Barriers to development
Staenz (2009) notes that issues that have slowed acceptance and use of hyperspectral data include: inadequate correction for sensor and atmospheric effects, availability and suitability of specific analysis software, data availability and the relative paucity of well-trained scientists to analyse the data. There are also issues of calibration, banding and low signal-to-noise quality. Spaceborne hyperspectral sensors tend to have a narrow field of view which makes it impossible to achieve global coverage and a rapid revisit. Airborne sensors are expensive to operate, especially in remote areas where mineral exploration is required. The spaceborne systems operating at present were designed as technology demonstrators and lack high resolution and revisit capabilities. Operational products are not available and many end users, or potential end users, find using the data and the software challenging. They also find it expensive and labour intensive.

The future
It has been mentioned earlier that the field of hyperspectral remote sensing is developing: commercial sensors, operators and software exist and satellite systems with better resolution are in the pipeline. Staenz (2009) states: 'The good news is that the area of hyperspectral remote sensing is quickly reaching critical mass. Operational atmospheric correction algorithms are now available and many others are under development. Most modern image processing systems can at least handle the high number of spectral bands and new algorithms are under development. Several software systems are available that are specifically designed to perform hyperspectral analysis.' The number of airborne sensors which are available suggests a growing market and certainly many potential applications. There is user resistance, brought about by the cost of hyperspectral data and the steep learning curve required to use the data. Spaceborne systems, with global coverage and rapid repeat cycles, together with user-friendly software would help overcome this resistance. The HyspIRI mission, under study by NASA for possible launch in the 2013-2016 timeframe, includes two instruments mounted on a satellite in low earth orbit. There is an imaging spectrometer measuring from the visible to short wave infrared (VSWIR) and a multispectral thermal infrared (TIR) imager. The VSWIR and TIR instruments will both have a spatial resolution of 60 m at nadir. The VSWIR will have a temporal revisit of approximately 3 weeks and the TIR will have a temporal revisit of approximately 1 week. This is a step in the right direction for encouraging greater use of hyperspectral data.

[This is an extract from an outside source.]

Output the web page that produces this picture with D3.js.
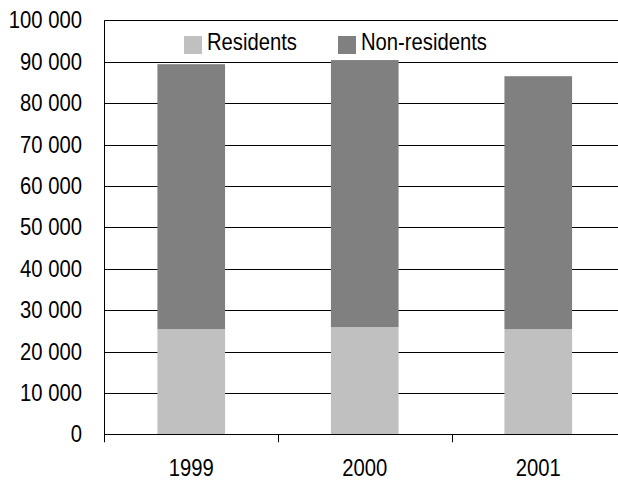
<!DOCTYPE html>
<html>
<head>
<meta charset="utf-8">
<script src="https://cdn.jsdelivr.net/npm/d3@7"></script>
<style>
  html, body { margin: 0; padding: 0; background: #fff; }
  svg { display: block; font-family: "Liberation Sans", Arial, sans-serif; }
</style>
</head>
<body>
<svg id="chart" width="618" height="482"></svg>
<script>
// Visitors by year, split into residents and non-residents
const years = ["1999", "2000", "2001"];
const residents = [25400, 25900, 25400];
const nonResidents = [64000, 64500, 61100];
const seriesNames = ["Residents", "Non-residents"];
const seriesColors = ["#c0c0c0", "#808080"];
const yTicks = [0, 10000, 20000, 30000, 40000, 50000, 60000, 70000, 80000, 90000, 100000];

const svg = d3.select("#chart");
const plotLeft = 104.5, plotTop = 20.3, plotBottom = 434.3, plotRight = 625;
const fontSize = 23, squeeze = 0.88;   // narrow, tall lettering

const x = d3.scaleBand().domain(years).range([plotLeft, plotRight])
  .paddingInner(0.61).paddingOuter(0.305);
const step = x.step();
const y = d3.scaleLinear().domain([0, 100000]).range([plotBottom, plotTop]);

const fmt = v => d3.format(",")(v).replace(/,/g, " ");
const place = (px, py) => `translate(${px},${py}) scale(${squeeze},1)`;

// horizontal gridlines
svg.append("g").selectAll("line").data(yTicks.filter(d => d > 0)).join("line")
  .attr("x1", plotLeft).attr("x2", 618)
  .attr("y1", d => Math.round(y(d)) + 0.5).attr("y2", d => Math.round(y(d)) + 0.5)
  .attr("stroke", "#000").attr("stroke-width", 1);

// stacked bars
const rows = years.map((yr, i) => ({ year: yr, values: [residents[i], nonResidents[i]] }));
const stack = d3.stack().keys([0, 1]).value((d, k) => d.values[k]);
const layers = stack(rows);
svg.append("g").selectAll("g").data(layers).join("g")
  .attr("fill", (d, i) => seriesColors[i])
  .selectAll("rect").data(d => d).join("rect")
  .attr("x", d => x(d.data.year))
  .attr("width", x.bandwidth())
  .attr("y", d => y(d[1]))
  .attr("height", d => y(d[0]) - y(d[1]));

// y axis line
svg.append("line")
  .attr("x1", plotLeft).attr("x2", plotLeft).attr("y1", plotTop).attr("y2", plotBottom + 8)
  .attr("stroke", "#000");
// x axis line and category separators
svg.append("line")
  .attr("x1", plotLeft).attr("x2", 618)
  .attr("y1", Math.round(plotBottom) + 0.5).attr("y2", Math.round(plotBottom) + 0.5)
  .attr("stroke", "#000");
svg.append("g").selectAll("line").data(years.slice(1)).join("line")
  .attr("x1", d => Math.round(x(d) - x.paddingOuter() * step) + 0.5)
  .attr("x2", d => Math.round(x(d) - x.paddingOuter() * step) + 0.5)
  .attr("y1", plotBottom).attr("y2", plotBottom + 8)
  .attr("stroke", "#000");

// y tick labels
svg.append("g").selectAll("text").data(yTicks).join("text")
  .attr("transform", d => place(82, y(d) + 8))
  .attr("text-anchor", "end")
  .attr("font-size", fontSize)
  .attr("fill", "#000")
  .text(fmt);

// x tick labels
svg.append("g").selectAll("text").data(years).join("text")
  .attr("transform", d => place(x(d) + x.bandwidth() / 2, 476))
  .attr("text-anchor", "middle")
  .attr("font-size", fontSize)
  .attr("fill", "#000")
  .text(d => d);

// legend
const legendX = [184, 338];
const legend = svg.append("g").selectAll("g").data(seriesNames).join("g")
  .attr("transform", (d, i) => `translate(${legendX[i]},36)`);
legend.append("rect").attr("width", 18).attr("height", 18)
  .attr("fill", (d, i) => seriesColors[i]);
legend.append("text").attr("transform", place(23, 14))
  .attr("font-size", fontSize).attr("fill", "#000")
  .text(d => d);
</script>
</body>
</html>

Another development which has considerable potential is the of unmanned aerial vehicle (UAV) platforms for hyperspectral imaging. These could include fixed wing or helicopters. UAVs are already being used for geophysical surveys. The ready mobilisation and low operational costs make them a much more viable source of data. Lighter and more compact sensors are also being developed so it will only be a short while before UAV hyperspectral surveys become commercially available.

Another important requirement is rapid processing. Work is on to develop real time processing systems that can be brought about by on-board processing. Staenz argues for a fully commercial mission, but this seems a long way off at the moment. It is possible that the demonstrated success of RapidEye would spur the development of a hyperspectral mission. The mining industry could contribute, should they see future potential in rapid access at an economical cost. The development of the operation and processing of hyperspectral data with other data such as LiDAR is also an important development which is seeing practical application.